Based on the legal aspect, it can be concluded that every company operating in Indonesia must comply to Corporate Social Responsibility (CSR) as stipulated in law, government regulations, ministerial decisions authorized to affect company operation. Every company operation shall be subject to the applicable provisions. Subject to the established rules is the company's compliance with applicable law. Non-compliance will affect the company's operational continuity.
CSR implementation in the economic aspect is described as follows:
• The amount of CSR issued by a company does not depend on the company's ability to generate profits from the management of assets and capital owned by the company. The amount of CSR issued is a social responsibility that must be met from the company's operations in the environment where the company operates.
• CSR activities conducted do not have a significant impact on the company's ability to generate profits/income, although the benefits obtained by companies in CSR activities improve the corporate image in the eyes of society and corporate compliance with the law so that the sustainability of the company's operations run without interruption.
• CSR activities have a positive effect on the company's ability to generate profit/revenue (ROA and ROE).

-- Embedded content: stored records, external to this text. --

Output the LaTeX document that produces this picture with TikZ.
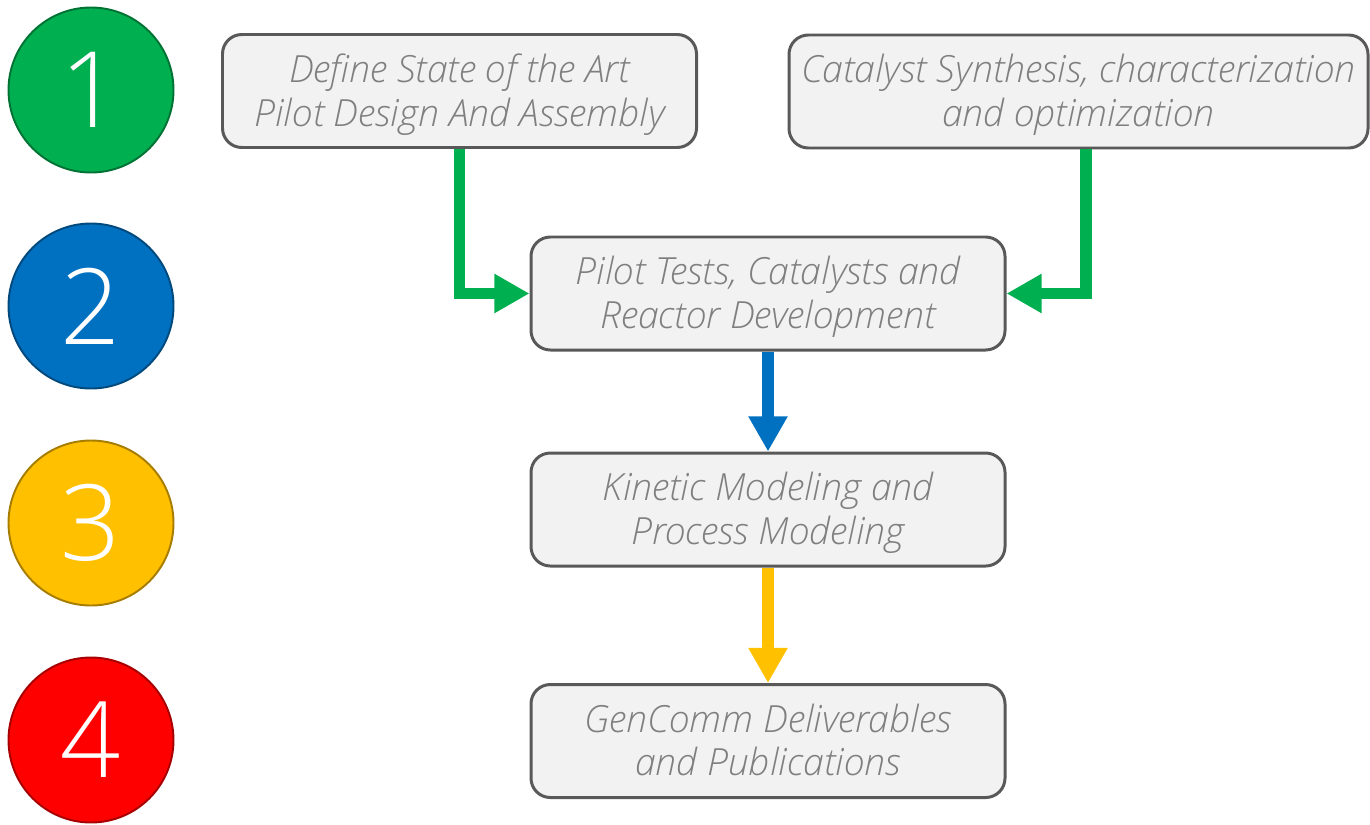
\documentclass[tikz,border=0pt]{standalone}
\usepackage{fontspec}
\setmainfont{Open Sans}[UprightFont=* Light,ItalicFont=* Light Italic]
\usetikzlibrary{arrows.meta}
\definecolor{onegreen}{HTML}{00B050}
\definecolor{twoblue}{HTML}{0070C0}
\definecolor{threeyellow}{HTML}{FFC000}
\definecolor{fourred}{HTML}{FF0000}
\definecolor{boxfill}{HTML}{F2F2F2}
\definecolor{boxline}{HTML}{595959}
\definecolor{boxtext}{HTML}{7F7F7F}
\tikzset{
  num/.style={circle,minimum size=3.3cm,inner sep=0pt,fill=#1,draw=#1!65!black,line width=1.1pt,
    text=white,font=\fontsize{60}{60}\selectfont},
  task/.style={draw=boxline,fill=boxfill,rounded corners=11pt,line width=1.7pt,align=center,
    minimum width=9.48cm,minimum height=2.26cm,text=boxtext,text depth=0.05cm,
    font=\itshape\fontsize{21.3}{25}\selectfont},
  flow/.style={line width=6.8pt,-{Triangle[length=20pt,width=21pt]}}
}
\begin{document}
\begin{tikzpicture}
\useasboundingbox (0,0) rectangle (27.4,-16.48);
\node[num=onegreen] (n1) at (1.82,-1.8) {1};
\node[num=twoblue] (n2) at (1.82,-6.12) {2};
\node[num=threeyellow] (n3) at (1.82,-10.46) {3};
\node[num=fourred] (n4) at (1.82,-14.8) {4};
\node[task] (art) at (9.19,-1.82) {Define State of the Art\\Pilot Design And Assembly};
\node[task,minimum width=11.58cm] (cat) at (21.57,-1.83) {Catalyst Synthesis, characterization\\and optimization};
\node[task] (pilot) at (15.36,-5.87) {Pilot Tests, Catalysts and\\Reactor Development};
\node[task] (kin) at (15.36,-10.19) {Kinetic Modeling and\\Process Modeling};
\node[task] (pub) at (15.36,-14.82) {GenComm Deliverables\\and Publications};
\draw[flow,onegreen] (art.south) |- (pilot.west);
\draw[flow,onegreen] ([xshift=4pt]cat.south) |- (pilot.east);
\draw[flow,twoblue] (pilot) -- (kin);
\draw[flow,threeyellow] (kin) -- (pub);
\end{tikzpicture}
\end{document}
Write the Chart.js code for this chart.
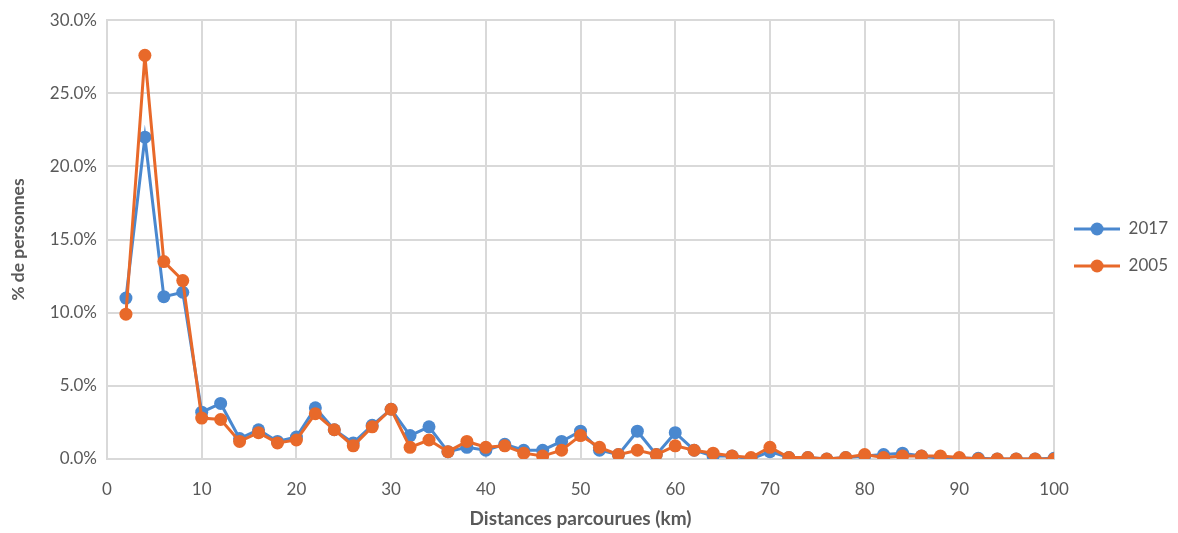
<!DOCTYPE html>
<html lang="fr">
<head>
<meta charset="utf-8">
<title>Distances parcourues</title>
<script src="https://cdn.jsdelivr.net/npm/chart.js@4/dist/chart.umd.min.js"></script>
<style>
  html, body { margin: 0; padding: 0; background: #fff; }
  #wrap { width: 1178px; height: 533px; }
</style>
</head>
<body>
<div id="wrap"><canvas id="distance-chart"></canvas></div>
<script>
// Distances (km), un point tous les 2 km
const distances = [
  2, 4, 6, 8, 10, 12, 14, 16, 18, 20,
  22, 24, 26, 28, 30, 32, 34, 36, 38, 40,
  42, 44, 46, 48, 50, 52, 54, 56, 58, 60,
  62, 64, 66, 68, 70, 72, 74, 76, 78, 80,
  82, 84, 86, 88, 90, 92, 94, 96, 98, 100
];

// % de personnes, enquête 2017
const pct2017 = [
  11.0, 22.0, 11.1, 11.4, 3.2, 3.8, 1.4, 2.0, 1.2, 1.5,
  3.5, 2.0, 1.1, 2.3, 3.4, 1.6, 2.2, 0.5, 0.8, 0.6,
  1.0, 0.6, 0.6, 1.2, 1.9, 0.6, 0.3, 1.9, 0.3, 1.8,
  0.6, 0.2, 0.2, 0.0, 0.5, 0.1, 0.1, 0.0, 0.1, 0.2,
  0.3, 0.4, 0.2, 0.05, 0.05, 0.05, 0.0, 0.0, 0.0, 0.05
];

// % de personnes, enquête 2005
const pct2005 = [
  9.9, 27.6, 13.5, 12.2, 2.8, 2.7, 1.2, 1.8, 1.1, 1.3,
  3.1, 2.0, 0.9, 2.2, 3.4, 0.8, 1.3, 0.5, 1.2, 0.8,
  0.9, 0.4, 0.2, 0.6, 1.6, 0.8, 0.3, 0.6, 0.3, 0.9,
  0.6, 0.4, 0.2, 0.1, 0.8, 0.1, 0.1, 0.0, 0.1, 0.3,
  0.1, 0.2, 0.2, 0.2, 0.1, 0.0, 0.0, 0.0, 0.0, 0.0
];

const seriesNames = ["2017", "2005"];
const seriesColors = ["#4a88cf", "#e8692a"];

const FONT = "Lato, 'Open Sans', sans-serif";
const GREY = "#595959";
const GRID = "#d9d9d9";

// Petit symbole de légende : trait + rond, comme les séries
function legendSymbol(color) {
  const c = document.createElement("canvas");
  c.width = 46;
  c.height = 14;
  const g = c.getContext("2d");
  g.strokeStyle = color;
  g.lineWidth = 3;
  g.beginPath();
  g.moveTo(0, 7);
  g.lineTo(46, 7);
  g.stroke();
  g.fillStyle = color;
  g.beginPath();
  g.arc(23, 7, 6.5, 0, Math.PI * 2);
  g.fill();
  return c;
}

function toPoints(values) {
  return distances.map((d, i) => ({ x: d, y: values[i] }));
}

// 2005 dessinée par-dessus 2017 (order plus petit = au-dessus)
const datasets = [pct2017, pct2005].map((values, i) => ({
  label: seriesNames[i],
  data: toPoints(values),
  order: i === 0 ? 1 : 0,
  borderColor: seriesColors[i],
  backgroundColor: seriesColors[i],
  borderWidth: 3,
  pointRadius: 6.5,
  pointHoverRadius: 7,
  pointBorderWidth: 0,
  tension: 0
}));

// Remonte un peu la légende, centrée sur la zone de tracé
const legendNudge = {
  id: "legendNudge",
  afterLayout(chart) {
    const lg = chart.legend;
    if (!lg) return;
    lg.top -= 28;
    lg.bottom -= 28;
  }
};

const ctx = document.getElementById("distance-chart").getContext("2d");

new Chart(ctx, {
  type: "line",
  data: { datasets: datasets },
  plugins: [legendNudge],
  options: {
    responsive: true,
    maintainAspectRatio: false,
    animation: false,
    layout: { padding: { top: 18, right: 0, left: 0, bottom: 0 } },
    plugins: {
      tooltip: { enabled: false },
      legend: {
        position: "right",
        labels: {
          usePointStyle: true,
          pointStyleWidth: 46,
          boxHeight: 14,
          padding: 20,
          color: GREY,
          font: { family: FONT, size: 17 },
          generateLabels(chart) {
            return chart.data.datasets.map((ds, i) => ({
              text: ds.label,
              fillStyle: ds.borderColor,
              strokeStyle: ds.borderColor,
              fontColor: GREY,
              lineWidth: 0,
              pointStyle: legendSymbol(ds.borderColor),
              datasetIndex: i
            }));
          }
        }
      }
    },
    scales: {
      x: {
        type: "linear",
        min: 0,
        max: 100,
        afterFit(scale) { scale.height = 74; },
        ticks: {
          stepSize: 10,
          padding: 20,
          color: GREY,
          font: { family: FONT, size: 17 }
        },
        grid: { color: GRID, lineWidth: 2, drawTicks: false },
        border: { color: GRID, width: 2 },
        title: {
          display: true,
          text: "Distances parcourues (km)",
          color: GREY,
          font: { family: FONT, size: 19, weight: "bold" },
          padding: { top: 0, bottom: 3 }
        }
      },
      y: {
        min: 0,
        max: 30,
        afterFit(scale) { scale.width = 107; },
        ticks: {
          stepSize: 5,
          padding: 10,
          color: GREY,
          font: { family: FONT, size: 17 },
          callback: (v) => v.toFixed(1) + "%"
        },
        grid: { color: GRID, lineWidth: 2, drawTicks: false },
        border: { color: GRID, width: 2 },
        title: {
          display: true,
          text: "% de personnes",
          color: GREY,
          font: { family: FONT, size: 17.5, weight: "bold" },
          padding: { top: 8, bottom: 0 }
        }
      }
    }
  }
});
</script>
</body>
</html>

• ROA value has the positive and insignificant effect to CSR and ROE has the negative and significant effect to CSR. However, CSR variation is very small which is influenced by ROA and ROE.
Based on the results of this study it is suggested that the increase of ROA and ROE values must have an effect on the implementation of social responsibility (CSR) and CSR activities should be able to serve as a source of corporate competitive advantage.